- [To be done]: Restate, exactly and without pictures, the lines from the start of the listing below through the line holding "width=0.35, saturation=1, linewidth=0, ax=ax, zorder=3)".

- [Collected material]:
-----
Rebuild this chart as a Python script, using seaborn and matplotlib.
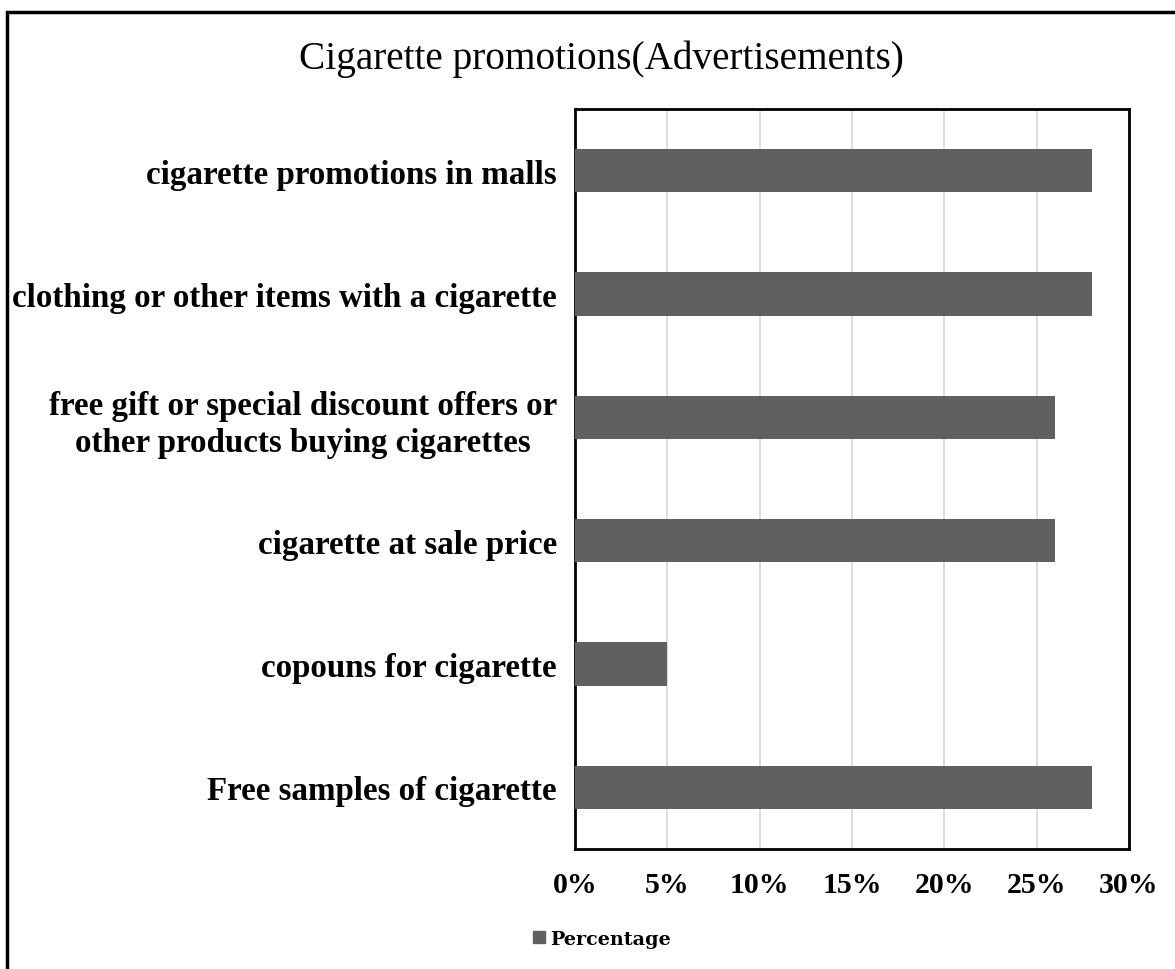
import pandas as pd
import matplotlib.pyplot as plt
import seaborn as sns
from matplotlib.patches import Rectangle, Patch
from matplotlib.ticker import PercentFormatter

# Data (percent)
categories = ['cigarette promotions in malls',
              'clothing or other items with a cigarette',
              'free gift or special discount offers or\nother products buying cigarettes',
              'cigarette at sale price',
              'copouns for cigarette',
              'Free samples of cigarette']
percentages = [28, 28, 26, 26, 5, 28]
xticks = [0, 5, 10, 15, 20, 25, 30]

df = pd.DataFrame({'Promotion': categories, 'Percentage': percentages})

sns.set_style('white')
plt.rcParams['font.family'] = ['Liberation Serif', 'DejaVu Serif']
plt.rcParams['text.color'] = 'black'
plt.rcParams['xtick.color'] = 'black'
plt.rcParams['ytick.color'] = 'black'

W, H = 1175, 970
fig = plt.figure(figsize=(W / 100, H / 100), dpi=100)
ax = fig.add_axes([575 / W, 1 - 850 / H, (1129 - 575) / W, (850 - 110) / H])

sns.barplot(data=df, x='Percentage', y='Promotion', color='#606060',
            width=0.35, saturation=1, linewidth=0, ax=ax, zorder=3)

ax.set_xlim(0, 30)
ax.set_xticks(xticks)
ax.xaxis.set_major_formatter(PercentFormatter(decimals=0))
ax.grid(axis='x', color='#d9d9d9', linewidth=1.3, zorder=0)
ax.set_axisbelow(True)
ax.set_xlabel('')
ax.set_ylabel('')
for s in ax.spines.values():
    s.set_visible(True)
    s.set_color('black')
    s.set_linewidth(2)
ax.tick_params(axis='both', length=0)
ax.tick_params(axis='x', pad=16)
ax.tick_params(axis='y', pad=13)
for lbl in ax.get_xticklabels():
    lbl.set_fontsize(21.5)
    lbl.set_fontweight('bold')
for lbl in ax.get_yticklabels():
    lbl.set_fontsize(23.8)
    lbl.set_fontweight('bold')
    lbl.set_multialignment('center')
    lbl.set_linespacing(1.25)

fig.text(601 / W, 1 - 69 / H, 'Cigarette promotions(Advertisements)',
         ha='center', va='baseline', fontsize=28.3)

fig.legend(handles=[Patch(color='#606060', label='Percentage')],
           loc='center', bbox_to_anchor=(602 / W, 1 - 940 / H),
           frameon=False, prop={'family': 'DejaVu Serif', 'weight': 'bold', 'size': 13.8},
           handlelength=0.6, handleheight=0.6, handletextpad=0.3)

fig.patches.append(Rectangle((7 / W, -0.05), 1.1, 1 - 13 / H + 0.05,
                             transform=fig.transFigure, fill=False,
                             edgecolor='black', linewidth=2.5))

fig.savefig('out.png', dpi=100)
-----
- [The result]:
Rebuild this chart as a Python script, using seaborn and matplotlib.
import pandas as pd
import matplotlib.pyplot as plt
import seaborn as sns
from matplotlib.patches import Rectangle, Patch
from matplotlib.ticker import PercentFormatter

# Data (percent)
categories = ['cigarette promotions in malls',
              'clothing or other items with a cigarette',
              'free gift or special discount offers or\nother products buying cigarettes',
              'cigarette at sale price',
              'copouns for cigarette',
              'Free samples of cigarette']
percentages = [28, 28, 26, 26, 5, 28]
xticks = [0, 5, 10, 15, 20, 25, 30]

df = pd.DataFrame({'Promotion': categories, 'Percentage': percentages})

sns.set_style('white')
plt.rcParams['font.family'] = ['Liberation Serif', 'DejaVu Serif']
plt.rcParams['text.color'] = 'black'
plt.rcParams['xtick.color'] = 'black'
plt.rcParams['ytick.color'] = 'black'

W, H = 1175, 970
fig = plt.figure(figsize=(W / 100, H / 100), dpi=100)
ax = fig.add_axes([575 / W, 1 - 850 / H, (1129 - 575) / W, (850 - 110) / H])

sns.barplot(data=df, x='Percentage', y='Promotion', color='#606060',
            width=0.35, saturation=1, linewidth=0, ax=ax, zorder=3)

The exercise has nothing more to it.